Don Davis, Forum News Service, Published January 04 2011
Prettner Solon promises to watch greater issues
The Duluth resident, who gave up a state senator gig to be Mark Dayton’s running mate, told about 600 people at St. Paul’s Landmark Center that she knew “there were no easy solutions to the challenges we are facing.”
But she said that the Dayton-Prettner Solon election is “a new page,” presenting an opportunity to work together, as Dayton often encouraged in his 14-minute speech after the pair took office Monday.
“We extend a hand to all of you across the aisle, across the river, across the state,” Prettner Solon said.
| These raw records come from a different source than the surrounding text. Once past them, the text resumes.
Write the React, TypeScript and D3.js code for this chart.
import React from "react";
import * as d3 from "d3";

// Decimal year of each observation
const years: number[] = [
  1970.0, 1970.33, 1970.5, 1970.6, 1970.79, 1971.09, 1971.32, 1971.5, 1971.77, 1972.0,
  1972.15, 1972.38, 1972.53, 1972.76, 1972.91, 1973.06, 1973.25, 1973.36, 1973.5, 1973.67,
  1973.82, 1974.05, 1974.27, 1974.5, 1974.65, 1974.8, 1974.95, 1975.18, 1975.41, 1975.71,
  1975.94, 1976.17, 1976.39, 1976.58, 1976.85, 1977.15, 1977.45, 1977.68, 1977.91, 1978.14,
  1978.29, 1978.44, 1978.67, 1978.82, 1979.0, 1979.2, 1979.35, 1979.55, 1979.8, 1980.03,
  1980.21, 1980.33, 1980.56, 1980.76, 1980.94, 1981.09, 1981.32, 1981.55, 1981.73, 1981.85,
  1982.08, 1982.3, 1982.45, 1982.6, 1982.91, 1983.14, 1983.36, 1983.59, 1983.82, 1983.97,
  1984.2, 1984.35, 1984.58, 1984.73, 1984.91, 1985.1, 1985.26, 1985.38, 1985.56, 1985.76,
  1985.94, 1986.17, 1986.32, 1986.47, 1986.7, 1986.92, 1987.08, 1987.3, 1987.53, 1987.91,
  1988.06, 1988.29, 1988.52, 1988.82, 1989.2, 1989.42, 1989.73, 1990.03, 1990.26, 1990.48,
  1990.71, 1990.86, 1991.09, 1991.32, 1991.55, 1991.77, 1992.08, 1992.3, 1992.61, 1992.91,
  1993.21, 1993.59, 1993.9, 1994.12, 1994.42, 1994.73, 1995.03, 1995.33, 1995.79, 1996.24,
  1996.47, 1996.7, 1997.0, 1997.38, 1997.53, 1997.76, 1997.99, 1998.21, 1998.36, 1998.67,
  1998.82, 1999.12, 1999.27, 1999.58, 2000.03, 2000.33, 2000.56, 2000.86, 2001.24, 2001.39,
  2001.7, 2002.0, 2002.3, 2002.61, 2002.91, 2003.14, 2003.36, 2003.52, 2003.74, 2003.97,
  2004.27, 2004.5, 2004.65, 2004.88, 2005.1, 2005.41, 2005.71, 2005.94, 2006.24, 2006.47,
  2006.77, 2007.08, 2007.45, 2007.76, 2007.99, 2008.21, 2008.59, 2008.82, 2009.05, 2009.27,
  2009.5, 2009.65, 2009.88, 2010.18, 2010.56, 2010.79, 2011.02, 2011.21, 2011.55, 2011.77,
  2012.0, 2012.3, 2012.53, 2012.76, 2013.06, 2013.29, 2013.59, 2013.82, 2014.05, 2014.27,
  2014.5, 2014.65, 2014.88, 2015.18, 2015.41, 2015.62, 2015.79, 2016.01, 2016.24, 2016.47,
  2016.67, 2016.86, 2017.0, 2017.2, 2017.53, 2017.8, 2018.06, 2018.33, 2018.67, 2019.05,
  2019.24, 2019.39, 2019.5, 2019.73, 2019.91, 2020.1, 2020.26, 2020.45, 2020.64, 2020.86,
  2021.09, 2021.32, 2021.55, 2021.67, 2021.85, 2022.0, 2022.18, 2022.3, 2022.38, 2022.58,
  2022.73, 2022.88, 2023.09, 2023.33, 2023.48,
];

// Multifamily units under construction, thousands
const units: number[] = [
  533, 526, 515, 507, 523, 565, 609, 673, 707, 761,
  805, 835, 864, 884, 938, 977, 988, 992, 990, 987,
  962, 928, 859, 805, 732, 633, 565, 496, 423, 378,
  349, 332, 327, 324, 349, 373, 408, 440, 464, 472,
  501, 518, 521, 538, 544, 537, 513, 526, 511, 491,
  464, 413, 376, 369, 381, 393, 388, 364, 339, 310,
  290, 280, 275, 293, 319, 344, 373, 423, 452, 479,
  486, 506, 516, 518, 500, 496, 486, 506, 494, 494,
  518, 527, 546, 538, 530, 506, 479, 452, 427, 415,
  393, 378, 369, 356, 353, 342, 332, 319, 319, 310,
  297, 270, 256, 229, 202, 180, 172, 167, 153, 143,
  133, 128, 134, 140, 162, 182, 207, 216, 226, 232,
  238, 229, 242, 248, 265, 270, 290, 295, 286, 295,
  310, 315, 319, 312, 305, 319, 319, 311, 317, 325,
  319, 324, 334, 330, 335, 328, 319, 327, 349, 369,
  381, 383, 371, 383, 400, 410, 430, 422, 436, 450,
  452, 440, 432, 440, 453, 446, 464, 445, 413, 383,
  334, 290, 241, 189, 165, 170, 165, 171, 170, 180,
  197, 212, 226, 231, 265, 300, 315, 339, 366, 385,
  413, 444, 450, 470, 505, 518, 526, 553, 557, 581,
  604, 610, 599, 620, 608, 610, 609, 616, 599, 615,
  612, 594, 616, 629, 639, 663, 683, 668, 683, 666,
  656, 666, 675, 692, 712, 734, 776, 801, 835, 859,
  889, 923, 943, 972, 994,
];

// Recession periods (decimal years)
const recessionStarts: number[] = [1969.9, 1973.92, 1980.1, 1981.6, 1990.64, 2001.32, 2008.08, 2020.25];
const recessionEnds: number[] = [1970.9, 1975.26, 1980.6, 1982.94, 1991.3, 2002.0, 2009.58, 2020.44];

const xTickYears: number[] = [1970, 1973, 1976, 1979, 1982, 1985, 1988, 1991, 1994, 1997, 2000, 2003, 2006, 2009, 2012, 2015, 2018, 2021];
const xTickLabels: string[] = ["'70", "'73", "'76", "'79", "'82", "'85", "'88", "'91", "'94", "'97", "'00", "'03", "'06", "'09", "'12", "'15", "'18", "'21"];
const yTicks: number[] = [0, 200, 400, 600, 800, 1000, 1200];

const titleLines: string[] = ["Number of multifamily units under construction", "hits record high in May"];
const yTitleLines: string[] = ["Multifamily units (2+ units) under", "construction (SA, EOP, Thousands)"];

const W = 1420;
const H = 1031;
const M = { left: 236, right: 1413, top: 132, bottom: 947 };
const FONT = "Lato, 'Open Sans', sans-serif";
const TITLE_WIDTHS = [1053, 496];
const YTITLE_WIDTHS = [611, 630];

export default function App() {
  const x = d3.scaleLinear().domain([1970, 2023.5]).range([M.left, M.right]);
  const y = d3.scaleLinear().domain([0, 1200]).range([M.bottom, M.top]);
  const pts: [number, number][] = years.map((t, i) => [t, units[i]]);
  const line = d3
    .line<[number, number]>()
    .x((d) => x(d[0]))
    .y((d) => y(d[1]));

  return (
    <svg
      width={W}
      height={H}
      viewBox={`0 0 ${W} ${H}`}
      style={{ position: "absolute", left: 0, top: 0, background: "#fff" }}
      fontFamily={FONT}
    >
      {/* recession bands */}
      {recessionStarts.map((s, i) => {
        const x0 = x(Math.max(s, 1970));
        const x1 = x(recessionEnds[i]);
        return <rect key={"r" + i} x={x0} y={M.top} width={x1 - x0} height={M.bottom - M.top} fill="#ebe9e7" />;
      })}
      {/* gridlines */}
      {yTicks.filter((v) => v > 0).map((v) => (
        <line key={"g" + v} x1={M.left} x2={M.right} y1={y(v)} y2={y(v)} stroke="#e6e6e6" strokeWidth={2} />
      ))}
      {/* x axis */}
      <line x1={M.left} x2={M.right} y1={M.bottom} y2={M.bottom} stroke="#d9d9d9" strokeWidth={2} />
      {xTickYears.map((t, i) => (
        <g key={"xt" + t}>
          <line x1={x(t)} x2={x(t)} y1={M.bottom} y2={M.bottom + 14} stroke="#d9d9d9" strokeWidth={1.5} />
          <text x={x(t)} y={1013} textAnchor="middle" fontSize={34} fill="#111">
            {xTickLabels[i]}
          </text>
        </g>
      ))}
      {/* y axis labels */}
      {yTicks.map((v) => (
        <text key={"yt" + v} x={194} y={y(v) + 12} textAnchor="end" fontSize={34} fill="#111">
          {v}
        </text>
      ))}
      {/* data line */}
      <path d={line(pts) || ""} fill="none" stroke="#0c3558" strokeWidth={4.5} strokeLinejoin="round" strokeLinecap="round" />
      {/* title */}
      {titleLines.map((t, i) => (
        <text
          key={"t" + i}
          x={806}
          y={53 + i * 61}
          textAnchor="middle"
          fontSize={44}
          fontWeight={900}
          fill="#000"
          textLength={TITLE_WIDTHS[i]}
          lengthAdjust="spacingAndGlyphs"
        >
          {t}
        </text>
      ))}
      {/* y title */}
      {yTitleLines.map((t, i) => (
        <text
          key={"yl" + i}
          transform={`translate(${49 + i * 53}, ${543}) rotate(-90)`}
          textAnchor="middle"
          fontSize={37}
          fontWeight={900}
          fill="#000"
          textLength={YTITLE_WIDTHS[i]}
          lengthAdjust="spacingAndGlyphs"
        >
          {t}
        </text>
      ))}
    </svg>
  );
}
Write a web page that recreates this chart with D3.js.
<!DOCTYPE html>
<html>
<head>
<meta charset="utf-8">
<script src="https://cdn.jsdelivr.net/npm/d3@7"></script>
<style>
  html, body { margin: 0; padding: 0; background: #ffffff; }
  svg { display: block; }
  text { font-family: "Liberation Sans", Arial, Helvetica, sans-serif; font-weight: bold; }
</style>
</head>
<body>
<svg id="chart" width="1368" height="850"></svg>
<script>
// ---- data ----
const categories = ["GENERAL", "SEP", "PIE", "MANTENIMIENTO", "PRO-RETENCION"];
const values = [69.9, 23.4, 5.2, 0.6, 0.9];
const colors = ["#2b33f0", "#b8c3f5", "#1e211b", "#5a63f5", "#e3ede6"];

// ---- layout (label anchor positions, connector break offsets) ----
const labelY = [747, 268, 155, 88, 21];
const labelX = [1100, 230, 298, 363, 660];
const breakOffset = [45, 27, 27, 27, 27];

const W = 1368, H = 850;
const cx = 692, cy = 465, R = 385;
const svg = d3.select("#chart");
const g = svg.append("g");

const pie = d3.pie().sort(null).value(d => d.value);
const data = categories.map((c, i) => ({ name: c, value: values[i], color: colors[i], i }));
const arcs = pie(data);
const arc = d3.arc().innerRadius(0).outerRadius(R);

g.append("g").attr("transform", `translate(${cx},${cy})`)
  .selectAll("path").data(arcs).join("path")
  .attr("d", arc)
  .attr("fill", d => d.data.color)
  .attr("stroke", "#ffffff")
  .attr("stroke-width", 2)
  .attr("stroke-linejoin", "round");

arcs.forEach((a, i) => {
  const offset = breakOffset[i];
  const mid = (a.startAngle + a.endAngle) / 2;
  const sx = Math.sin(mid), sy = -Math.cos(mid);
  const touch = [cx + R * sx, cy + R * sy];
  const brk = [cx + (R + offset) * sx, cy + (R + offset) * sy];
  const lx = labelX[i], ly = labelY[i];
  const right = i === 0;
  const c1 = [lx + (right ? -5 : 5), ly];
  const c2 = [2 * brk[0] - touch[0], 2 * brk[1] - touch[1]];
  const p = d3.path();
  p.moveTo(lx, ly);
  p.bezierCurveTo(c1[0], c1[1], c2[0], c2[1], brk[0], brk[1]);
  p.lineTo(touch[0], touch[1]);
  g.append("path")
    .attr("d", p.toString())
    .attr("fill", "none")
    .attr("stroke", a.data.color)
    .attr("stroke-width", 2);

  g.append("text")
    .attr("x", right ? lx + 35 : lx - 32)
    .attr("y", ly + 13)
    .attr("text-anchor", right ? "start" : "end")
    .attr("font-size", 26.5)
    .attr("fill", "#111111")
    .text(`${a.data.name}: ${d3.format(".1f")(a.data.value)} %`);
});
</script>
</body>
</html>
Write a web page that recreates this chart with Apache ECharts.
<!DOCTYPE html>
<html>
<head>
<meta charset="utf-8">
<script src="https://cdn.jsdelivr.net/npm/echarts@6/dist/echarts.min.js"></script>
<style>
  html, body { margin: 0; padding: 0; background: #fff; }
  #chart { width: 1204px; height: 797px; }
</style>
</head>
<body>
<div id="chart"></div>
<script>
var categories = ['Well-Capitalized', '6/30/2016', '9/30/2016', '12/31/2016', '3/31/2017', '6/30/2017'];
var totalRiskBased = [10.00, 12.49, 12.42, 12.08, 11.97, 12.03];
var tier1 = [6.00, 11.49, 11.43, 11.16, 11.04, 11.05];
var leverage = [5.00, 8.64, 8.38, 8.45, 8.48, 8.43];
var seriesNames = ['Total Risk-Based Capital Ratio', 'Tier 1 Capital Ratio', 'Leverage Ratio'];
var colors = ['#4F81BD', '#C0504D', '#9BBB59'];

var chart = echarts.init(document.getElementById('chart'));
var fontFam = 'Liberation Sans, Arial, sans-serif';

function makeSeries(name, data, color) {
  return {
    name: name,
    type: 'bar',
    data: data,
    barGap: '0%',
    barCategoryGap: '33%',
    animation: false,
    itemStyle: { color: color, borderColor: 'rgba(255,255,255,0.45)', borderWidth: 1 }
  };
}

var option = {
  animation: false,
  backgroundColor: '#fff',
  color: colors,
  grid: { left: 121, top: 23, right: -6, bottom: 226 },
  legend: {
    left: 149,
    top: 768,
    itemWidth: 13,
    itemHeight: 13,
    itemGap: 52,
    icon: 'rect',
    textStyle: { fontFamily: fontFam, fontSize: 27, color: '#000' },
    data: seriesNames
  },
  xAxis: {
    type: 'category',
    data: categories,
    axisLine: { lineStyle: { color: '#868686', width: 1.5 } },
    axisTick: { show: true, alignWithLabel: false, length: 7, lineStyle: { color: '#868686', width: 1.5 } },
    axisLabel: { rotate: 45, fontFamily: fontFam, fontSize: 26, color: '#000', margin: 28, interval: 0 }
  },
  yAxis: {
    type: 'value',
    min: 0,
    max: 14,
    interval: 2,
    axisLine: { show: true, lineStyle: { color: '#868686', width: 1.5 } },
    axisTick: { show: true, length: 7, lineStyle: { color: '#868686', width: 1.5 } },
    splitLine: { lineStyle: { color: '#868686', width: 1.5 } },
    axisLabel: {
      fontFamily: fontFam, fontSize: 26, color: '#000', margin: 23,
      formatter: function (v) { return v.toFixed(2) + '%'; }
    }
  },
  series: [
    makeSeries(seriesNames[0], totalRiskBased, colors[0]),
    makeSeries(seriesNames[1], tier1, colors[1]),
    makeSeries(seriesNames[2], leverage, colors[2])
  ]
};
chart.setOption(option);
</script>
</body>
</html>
After saying she spent a dozen years on the Duluth City Council, Prettner Solon admitted to the crowd, and a statewide radio and Internet audience: “I am passionate about Duluth.”
But, she quickly added, it is not just Duluth. “A decade ago I brought my passion for Duluth and all of greater Minnesota here to the state Capitol.”
It was one of the few mentions of specific areas of the state during the hour-long inaugural ceremony. Dayton used Prettner Solon in areas outside of the Twin Cities during the campaign, especially in her own northeast.
President Doug Peterson of the National Farmers’ Union Minnesota chapter was thinking about rural Minnesota during Dayton’s speech.
“I heard there are going to be painful decisions going to be made,” Peterson said.
To Peterson, that means Dayton will look for more funds for education, health and transportation programs, all vital to rural Minnesota.
Attorney General Lori Swanson, State Auditor Rebecca Otto and Secretary of State Mark Ritchie took their oaths of office for second four-year terms Monday.
All are Democrats.
Swanson and outgoing Gov. Tim Pawlenty often are on different sides of issues, but she praised the probable Republican presidential candidate for his service to Minnesota.
“No matter what path you choose, I thank you for your service to our state,” Swanson told Pawlenty, who sat in the second row and played no part in Mark Dayton’s inaugural.
Earlier, Pawlenty received a standing ovation from the Democrat-heavy crowd.
In the spirit
An announcement before the swearing-in ceremony illustrated Dayton’s efforts to work with legislative Republicans. He delayed until Wednesday signing a document to enroll Minnesota in a new federal Medicaid health program for the poor because Republicans oppose the action.
Dayton Chief of Staff Tina Smith said the change came because of a personal request by House Speaker Kurt Zellers, R-Maple Grove, so it does not happen on the day the GOP takes over legislative control.
“Gov. Dayton is proud to make this order one of his first actions in office, providing health care to tens of thousands of Minnesotans and retaining health care jobs in our state,” Smith said.